## Dataset extract
------------------------------------------------------------------------
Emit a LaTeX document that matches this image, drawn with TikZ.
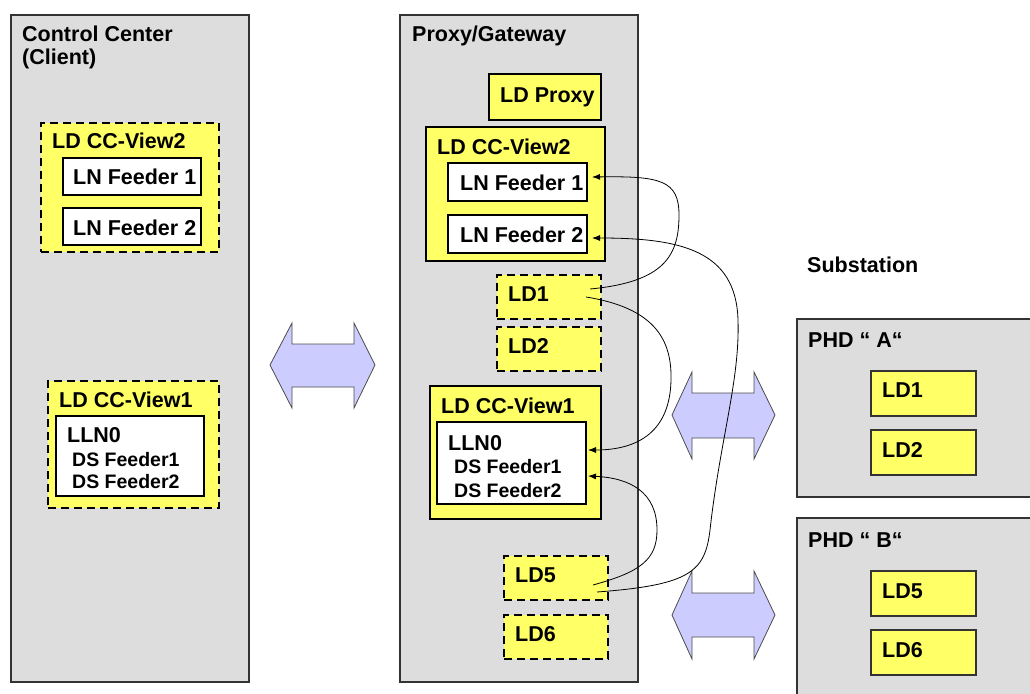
\documentclass[tikz,border=0pt]{standalone}
\usepackage{fontspec}
\setmainfont{Liberation Sans}
\usetikzlibrary{arrows.meta}
\definecolor{boxgray}{HTML}{DDDDDD}
\definecolor{ylw}{HTML}{FFFF66}
\definecolor{lav}{HTML}{CCCCFF}
\begin{document}
\begin{tikzpicture}[x=1pt,y=-1pt,
  gbox/.style={draw=black!80,line width=1.6pt,fill=boxgray,inner sep=0pt,outer sep=0pt},
  ybox/.style={draw=black,line width=1.4pt,fill=ylw,inner sep=0pt,outer sep=0pt},
  dbox/.style={ybox,dash pattern=on 8pt off 5pt},
  rbox/.style={draw=black!80,line width=1.4pt,fill=ylw,inner sep=0pt,outer sep=0pt},
  wbox/.style={draw=black,line width=1.4pt,fill=white,inner sep=0pt,outer sep=0pt},
  lbl/.style={font=\bfseries\fontsize{21.5}{23}\selectfont,anchor=base west,inner sep=0pt},
  slbl/.style={font=\bfseries\fontsize{19.5}{21}\selectfont,anchor=base west,inner sep=0pt},
  dblarr/.style={draw=black!70,line width=0.8pt,fill=lav,line join=miter},
  conn/.style={line width=0.8pt,-{Latex[length=8pt,width=6pt]}}]
\useasboundingbox (0,0) rectangle (1030,693);
\begin{scope}
\clip (0,0) rectangle (1030,693);
% ---------- Control Center ----------
\node[gbox,minimum width=238pt,minimum height=667pt] (cc) at (130,348.5) {};
\node[lbl] (tcc) at (22,42) {Control Center};
\node[lbl] (tcc2) at (22,64) {(Client)};
\node[dbox,minimum width=178pt,minimum height=129pt] (lv2) at (130,187.5) {};
\node[lbl] (tlv2) at (52,148) {LD CC-View2};
\node[wbox,minimum width=138pt,minimum height=37pt] (lf1) at (132,176.5) {};
\node[lbl] (tlf1) at (73,184) {LN Feeder 1};
\node[wbox,minimum width=138pt,minimum height=37pt] (lf2) at (132,226.5) {};
\node[lbl] (tlf2) at (73,235) {LN Feeder 2};
\node[dbox,minimum width=171pt,minimum height=127pt] (lv1) at (133.5,444.5) {};
\node[lbl] (tlv1) at (59,407) {LD CC-View1};
\node[wbox,minimum width=148pt,minimum height=80pt] (lw1) at (130,456) {};
\node[lbl] (tll0) at (67,442) {LLN0};
\node[slbl] (tlds1) at (72,466) {DS Feeder1};
\node[slbl] (tlds2) at (72,488) {DS Feeder2};
% ---------- Proxy/Gateway ----------
\node[gbox,minimum width=238pt,minimum height=667pt] (pg) at (519,348.5) {};
\node[lbl] (tpg) at (412,42) {Proxy/Gateway};
\node[ybox,minimum width=112pt,minimum height=46pt] (prx) at (545,97) {};
\node[lbl] (tprx) at (500,102) {LD Proxy};
\node[ybox,minimum width=179pt,minimum height=134pt] (mv2) at (515.5,194) {};
\node[lbl] (tmv2) at (437,154) {LD CC-View2};
\node[wbox,minimum width=139pt,minimum height=38pt] (mf1) at (517.5,182) {};
\node[lbl] (tmf1) at (460,190) {LN Feeder 1};
\node[wbox,minimum width=139pt,minimum height=38pt] (mf2) at (517.5,234) {};
\node[lbl] (tmf2) at (460,242) {LN Feeder 2};
\node[dbox,minimum width=104pt,minimum height=44pt] (mld1) at (549,297) {};
\node[lbl] (tmld1) at (508,301) {LD1};
\node[dbox,minimum width=104pt,minimum height=44pt] (mld2) at (549,349) {};
\node[lbl] (tmld2) at (508,353) {LD2};
\node[ybox,minimum width=171pt,minimum height=133pt] (mv1) at (515.5,452.5) {};
\node[lbl] (tmv1) at (441,413) {LD CC-View1};
\node[wbox,minimum width=149pt,minimum height=82pt] (mw1) at (511.5,463) {};
\node[lbl] (tml0) at (448,450) {LLN0};
\node[slbl] (tmds1) at (454,473) {DS Feeder1};
\node[slbl] (tmds2) at (454,497) {DS Feeder2};
\node[dbox,minimum width=104pt,minimum height=44pt] (mld5) at (556,578) {};
\node[lbl] (tmld5) at (515,582) {LD5};
\node[dbox,minimum width=104pt,minimum height=44pt] (mld6) at (556,637) {};
\node[lbl] (tmld6) at (515,641) {LD6};
% ---------- Substation ----------
\node[lbl] (tsub) at (807,272) {Substation};
\node[gbox,minimum width=243pt,minimum height=178pt] (pa) at (918.5,408) {};
\node[lbl] (tpa) at (808,347) {PHD “ A“};
\node[rbox,minimum width=105pt,minimum height=45pt] (rld1) at (923.5,393.5) {};
\node[lbl] (trld1) at (882,397) {LD1};
\node[rbox,minimum width=105pt,minimum height=45pt] (rld2) at (923.5,452.5) {};
\node[lbl] (trld2) at (882,457) {LD2};
\node[gbox,minimum width=243pt,minimum height=187pt] (pb) at (918.5,611.5) {};
\node[lbl] (tpb) at (808,547) {PHD “ B“};
\node[rbox,minimum width=105pt,minimum height=45pt] (rld5) at (923.5,593.5) {};
\node[lbl] (trld5) at (882,598) {LD5};
\node[rbox,minimum width=105pt,minimum height=45pt] (rld6) at (923.5,652.5) {};
\node[lbl] (trld6) at (882,657) {LD6};
% ---------- double arrows ----------
\draw[dblarr] (270,365) -- (292,323) -- (292,344) -- (354,344) -- (354,323) -- (375,365)
  -- (354,408) -- (354,387) -- (292,387) -- (292,408) -- cycle;
\draw[dblarr] (672,415) -- (692,372) -- (692,393) -- (754,393) -- (754,372) -- (775,415)
  -- (754,459) -- (754,438) -- (692,438) -- (692,459) -- cycle;
\draw[dblarr] (672,615) -- (692,571) -- (692,593) -- (754,593) -- (754,571) -- (775,615)
  -- (754,659) -- (754,637) -- (692,637) -- (692,659) -- cycle;
% ---------- connectors ----------
\coordinate (s1) at (590,289);
\coordinate (e1) at (592,177);
\coordinate (s2) at (586,297);
\coordinate (e2) at (588,450);
\coordinate (s3) at (597,592);
\coordinate (e3) at (592,238);
\coordinate (s4) at (593,585);
\coordinate (e4) at (588,476);
\draw[conn] (s1) .. controls (665,282) and (679,255) .. (679,215)
  .. controls (679,180) and (660,176) .. (e1);
\draw[conn] (s2) .. controls (655,308) and (672,340) .. (671,380)
  .. controls (670,430) and (640,450) .. (e2);
\draw[conn] (s3) .. controls (690,585) and (705,572) .. (710,530)
  .. controls (720,440) and (740,380) .. (738,320)
  .. controls (736,250) and (680,238) .. (e3);
\draw[conn] (s4) .. controls (640,572) and (657,560) .. (657,530)
  .. controls (657,492) and (630,478) .. (e4);
\end{scope}
\end{tikzpicture}
\end{document}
------------------------------------------------------------------------
## Task prompt
Print the complete listing exactly as it stands, without its pictures.

## Result of this exercise
Emit a LaTeX document that matches this image, drawn with TikZ.
\documentclass[tikz,border=0pt]{standalone}
\usepackage{fontspec}
\setmainfont{Liberation Sans}
\usetikzlibrary{arrows.meta}
\definecolor{boxgray}{HTML}{DDDDDD}
\definecolor{ylw}{HTML}{FFFF66}
\definecolor{lav}{HTML}{CCCCFF}
\begin{document}
\begin{tikzpicture}[x=1pt,y=-1pt,
  gbox/.style={draw=black!80,line width=1.6pt,fill=boxgray,inner sep=0pt,outer sep=0pt},
  ybox/.style={draw=black,line width=1.4pt,fill=ylw,inner sep=0pt,outer sep=0pt},
  dbox/.style={ybox,dash pattern=on 8pt off 5pt},
  rbox/.style={draw=black!80,line width=1.4pt,fill=ylw,inner sep=0pt,outer sep=0pt},
  wbox/.style={draw=black,line width=1.4pt,fill=white,inner sep=0pt,outer sep=0pt},
  lbl/.style={font=\bfseries\fontsize{21.5}{23}\selectfont,anchor=base west,inner sep=0pt},
  slbl/.style={font=\bfseries\fontsize{19.5}{21}\selectfont,anchor=base west,inner sep=0pt},
  dblarr/.style={draw=black!70,line width=0.8pt,fill=lav,line join=miter},
  conn/.style={line width=0.8pt,-{Latex[length=8pt,width=6pt]}}]
\useasboundingbox (0,0) rectangle (1030,693);
\begin{scope}
\clip (0,0) rectangle (1030,693);
% ---------- Control Center ----------
\node[gbox,minimum width=238pt,minimum height=667pt] (cc) at (130,348.5) {};
\node[lbl] (tcc) at (22,42) {Control Center};
\node[lbl] (tcc2) at (22,64) {(Client)};
\node[dbox,minimum width=178pt,minimum height=129pt] (lv2) at (130,187.5) {};
\node[lbl] (tlv2) at (52,148) {LD CC-View2};
\node[wbox,minimum width=138pt,minimum height=37pt] (lf1) at (132,176.5) {};
\node[lbl] (tlf1) at (73,184) {LN Feeder 1};
\node[wbox,minimum width=138pt,minimum height=37pt] (lf2) at (132,226.5) {};
\node[lbl] (tlf2) at (73,235) {LN Feeder 2};
\node[dbox,minimum width=171pt,minimum height=127pt] (lv1) at (133.5,444.5) {};
\node[lbl] (tlv1) at (59,407) {LD CC-View1};
\node[wbox,minimum width=148pt,minimum height=80pt] (lw1) at (130,456) {};
\node[lbl] (tll0) at (67,442) {LLN0};
\node[slbl] (tlds1) at (72,466) {DS Feeder1};
\node[slbl] (tlds2) at (72,488) {DS Feeder2};
% ---------- Proxy/Gateway ----------
\node[gbox,minimum width=238pt,minimum height=667pt] (pg) at (519,348.5) {};
\node[lbl] (tpg) at (412,42) {Proxy/Gateway};
\node[ybox,minimum width=112pt,minimum height=46pt] (prx) at (545,97) {};
\node[lbl] (tprx) at (500,102) {LD Proxy};
\node[ybox,minimum width=179pt,minimum height=134pt] (mv2) at (515.5,194) {};
\node[lbl] (tmv2) at (437,154) {LD CC-View2};
\node[wbox,minimum width=139pt,minimum height=38pt] (mf1) at (517.5,182) {};
\node[lbl] (tmf1) at (460,190) {LN Feeder 1};
\node[wbox,minimum width=139pt,minimum height=38pt] (mf2) at (517.5,234) {};
\node[lbl] (tmf2) at (460,242) {LN Feeder 2};
\node[dbox,minimum width=104pt,minimum height=44pt] (mld1) at (549,297) {};
\node[lbl] (tmld1) at (508,301) {LD1};
\node[dbox,minimum width=104pt,minimum height=44pt] (mld2) at (549,349) {};
\node[lbl] (tmld2) at (508,353) {LD2};
\node[ybox,minimum width=171pt,minimum height=133pt] (mv1) at (515.5,452.5) {};
\node[lbl] (tmv1) at (441,413) {LD CC-View1};
\node[wbox,minimum width=149pt,minimum height=82pt] (mw1) at (511.5,463) {};
\node[lbl] (tml0) at (448,450) {LLN0};
\node[slbl] (tmds1) at (454,473) {DS Feeder1};
\node[slbl] (tmds2) at (454,497) {DS Feeder2};
\node[dbox,minimum width=104pt,minimum height=44pt] (mld5) at (556,578) {};
\node[lbl] (tmld5) at (515,582) {LD5};
\node[dbox,minimum width=104pt,minimum height=44pt] (mld6) at (556,637) {};
\node[lbl] (tmld6) at (515,641) {LD6};
% ---------- Substation ----------
\node[lbl] (tsub) at (807,272) {Substation};
\node[gbox,minimum width=243pt,minimum height=178pt] (pa) at (918.5,408) {};
\node[lbl] (tpa) at (808,347) {PHD “ A“};
\node[rbox,minimum width=105pt,minimum height=45pt] (rld1) at (923.5,393.5) {};
\node[lbl] (trld1) at (882,397) {LD1};
\node[rbox,minimum width=105pt,minimum height=45pt] (rld2) at (923.5,452.5) {};
\node[lbl] (trld2) at (882,457) {LD2};
\node[gbox,minimum width=243pt,minimum height=187pt] (pb) at (918.5,611.5) {};
\node[lbl] (tpb) at (808,547) {PHD “ B“};
\node[rbox,minimum width=105pt,minimum height=45pt] (rld5) at (923.5,593.5) {};
\node[lbl] (trld5) at (882,598) {LD5};
\node[rbox,minimum width=105pt,minimum height=45pt] (rld6) at (923.5,652.5) {};
\node[lbl] (trld6) at (882,657) {LD6};
% ---------- double arrows ----------
\draw[dblarr] (270,365) -- (292,323) -- (292,344) -- (354,344) -- (354,323) -- (375,365)
  -- (354,408) -- (354,387) -- (292,387) -- (292,408) -- cycle;
\draw[dblarr] (672,415) -- (692,372) -- (692,393) -- (754,393) -- (754,372) -- (775,415)
  -- (754,459) -- (754,438) -- (692,438) -- (692,459) -- cycle;
\draw[dblarr] (672,615) -- (692,571) -- (692,593) -- (754,593) -- (754,571) -- (775,615)
  -- (754,659) -- (754,637) -- (692,637) -- (692,659) -- cycle;
% ---------- connectors ----------
\coordinate (s1) at (590,289);
\coordinate (e1) at (592,177);
\coordinate (s2) at (586,297);
\coordinate (e2) at (588,450);
\coordinate (s3) at (597,592);
\coordinate (e3) at (592,238);
\coordinate (s4) at (593,585);
\coordinate (e4) at (588,476);
\draw[conn] (s1) .. controls (665,282) and (679,255) .. (679,215)
  .. controls (679,180) and (660,176) .. (e1);
\draw[conn] (s2) .. controls (655,308) and (672,340) .. (671,380)
  .. controls (670,430) and (640,450) .. (e2);
\draw[conn] (s3) .. controls (690,585) and (705,572) .. (710,530)
  .. controls (720,440) and (740,380) .. (738,320)
  .. controls (736,250) and (680,238) .. (e3);
\draw[conn] (s4) .. controls (640,572) and (657,560) .. (657,530)
  .. controls (657,492) and (630,478) .. (e4);
\end{scope}
\end{tikzpicture}
\end{document}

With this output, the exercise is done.